Pink Floyd are finally on Spotify! Here are some more echoes.
joella
*Not all the vegans. Just one or two of them. But there's no haranguing like it.
** My dad has his own role in all this, and one which merits at least as many words. But for now he has taken on the role of parent-who-will-live-more-or-less-forever. Now I think about it, *both* my parents are M-F-B-As.
*** I say this as someone who's been a taxpayer for 20 years. I'm not talking about financials.
2 comments:
Me, I want to be eighty! I have every intention of being a fabulously dotty eighty year old.
Lovely piece, though I still recommend "recapitulate" as a good word in these circumstances.
I don't know if I want to live to be 80 either. But I did have a very life-affirming chance encounter today, in the course of my workaday labours, with a very old Geordie ex-merchant seaman and one-time folksinger (I recognised the accent when he let me in the door and we got talking).
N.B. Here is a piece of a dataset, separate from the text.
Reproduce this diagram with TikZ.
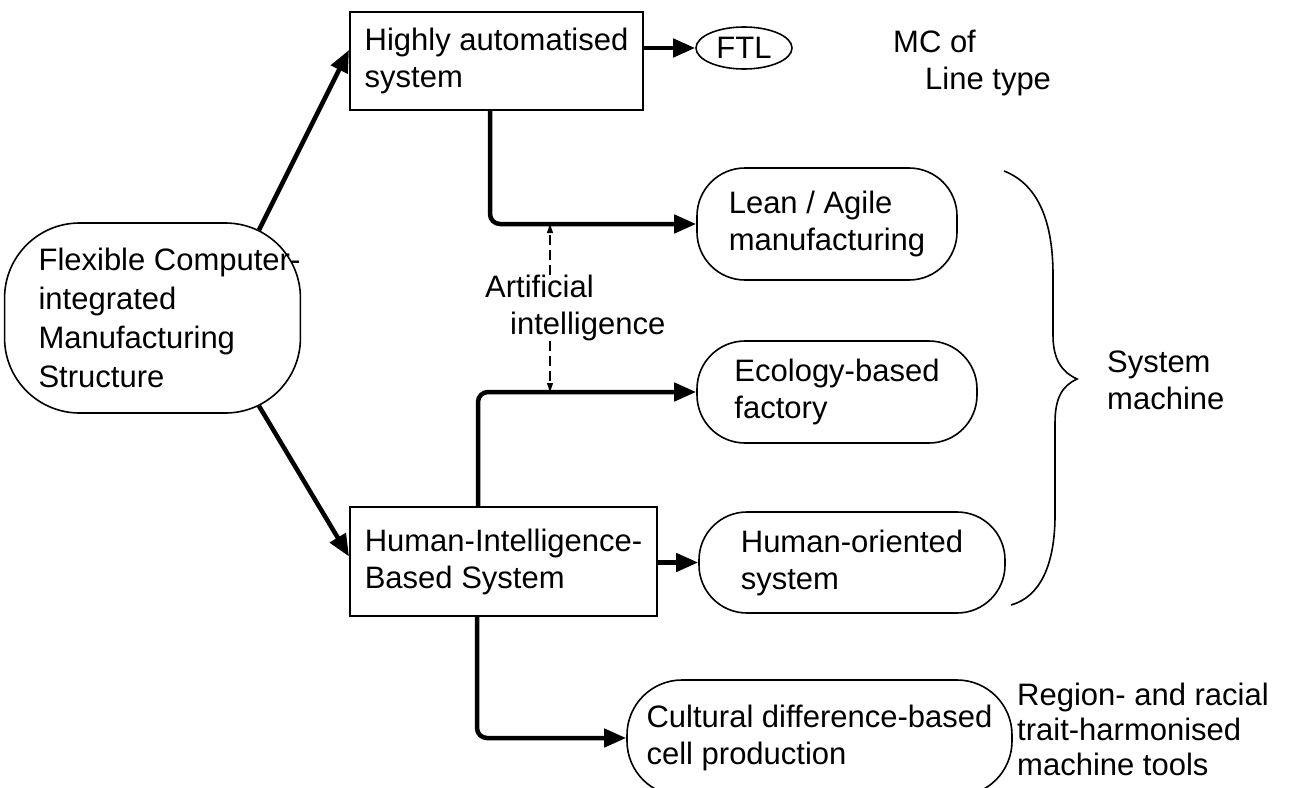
\documentclass[tikz,border=0pt]{standalone}
\usepackage{fontspec}
\setmainfont{Liberation Sans}
\usetikzlibrary{arrows.meta,calc,shapes.geometric}
\begin{document}
\begin{tikzpicture}[x=1pt,y=-1pt,
  every node/.style={font=\fontsize{31}{37}\selectfont},
  sqbox/.style={draw, line width=2pt, rectangle, inner sep=0pt, align=left},
  pill/.style={draw, line width=1.6pt, rectangle, rounded corners=48pt, inner sep=0pt, align=left},
  lbl/.style={inner sep=0pt, align=left, anchor=west},
  flow/.style={line width=4.5pt, -{Triangle[length=22pt,width=18pt]}, rounded corners=10pt},
  aiarrow/.style={line width=1.1pt, dash pattern=on 10pt off 5pt, -{Triangle[length=9pt,width=6pt]}},
  bracestyle/.style={line width=1.6pt}
]
\useasboundingbox (0,0) rectangle (1295,787);

% nodes
\node[draw, rectangle, rounded corners=75pt, line width=1.6pt, minimum width=295pt, minimum height=190pt, inner sep=0pt, align=left, font=\fontsize{31}{39}\selectfont] (flex) at (152.5,318)
  {\hspace*{34pt}Flexible Computer-\\\hspace*{34pt}integrated\\\hspace*{34pt}Manufacturing\\\hspace*{34pt}Structure};
\node[sqbox, minimum width=293pt, minimum height=98pt] (hi) at (496.5,61) {Highly automatised\\system};
\node[draw, ellipse, line width=1.6pt, minimum width=96pt, minimum height=42pt, inner sep=0pt] (ftl) at (744,48) {FTL};
\node[lbl] (mc) at (893,63) {MC of\\\hspace*{32pt}Line type};
\node[sqbox, minimum width=307pt, minimum height=109pt] (hib) at (503.5,561.5) {Human-Intelligence-\\Based System};
\node[pill, minimum width=260pt, minimum height=112pt] (lean) at (827,224) {Lean / Agile\\manufacturing};
\node[pill, minimum width=280pt, minimum height=102pt] (eco) at (837,392) {Ecology-based\\factory};
\node[pill, minimum width=306pt, minimum height=101pt] (hor) at (852,562.5) {Human-oriented\\system};
\node[pill, rounded corners=55pt, minimum width=385pt, minimum height=116pt] (cult) at (819.5,738) {Cultural difference-based\\cell production};
\node[lbl] (ai) at (485,308) {Artificial\\\hspace*{25pt}intelligence};
\node[lbl] (sys) at (1107,380) {System\\machine};
\node[lbl, font=\fontsize{31}{35}\selectfont] (reg) at (1017,729) {Region- and racial\\trait-harmonised\\machine tools};

% connectors
\draw[flow] ($(flex.42)+(0,8)$) -- ($(hi.west)+(0,-11)$);
\draw[flow] ($(flex.-42)+(0,-8)$) -- ($(hib.west)+(0,-5)$);
\draw[flow] (hi.east |- ftl.west) -- (ftl.west);
\draw[flow] ($(hi.south)+(-6.5,0)$) |- (lean.west);
\draw[flow] ($(hib.north)+(-25.5,0)$) |- (eco.west);
\draw[flow] ($(hib.south)+(-26.5,0)$) |- (cult.west);
\draw[flow] (hib.east |- hor.west) -- (hor.west);
\coordinate (aix) at (550,0);
\draw[aiarrow] (ai.north -| aix) -- (aix |- lean.west);
\draw[aiarrow] (ai.south -| aix) -- (aix |- eco.west);

% brace
\draw[bracestyle] (1004,171) .. controls (1040,185) and (1053,225) .. (1053,275)
  -- (1053,335) .. controls (1053,360) and (1062,372) .. (1077,379)
  .. controls (1062,386) and (1055,398) .. (1055,423)
  -- (1055,515) .. controls (1055,565) and (1040,597) .. (1011,605);
\end{tikzpicture}
\end{document}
The old feller- his name was Robert- told me a story about a trip ashore to the backstreets of Buenos Aires sometime post-war which started with 'well, I said I'd help the lads out in the bars, I knew the lingo after all and they didn't'.. and passed through '... and she gave me a smile on the way out, just a little smile, like...'.. and ended with 'the next thing a taxi pulled up, and..' (at this point the old Geordie merchant seaman beckoned me close so he could stage-whisper into my ear, not wanting his well-to-do neighbours at the sheltered scheme luncheon club to overhear) '... why, we spent the rest of the night together bonny lad'.
The recounting of this delicous memory, dredged up from the depths of a receding consciousness, sure as hell made my day and I hope it made his as well.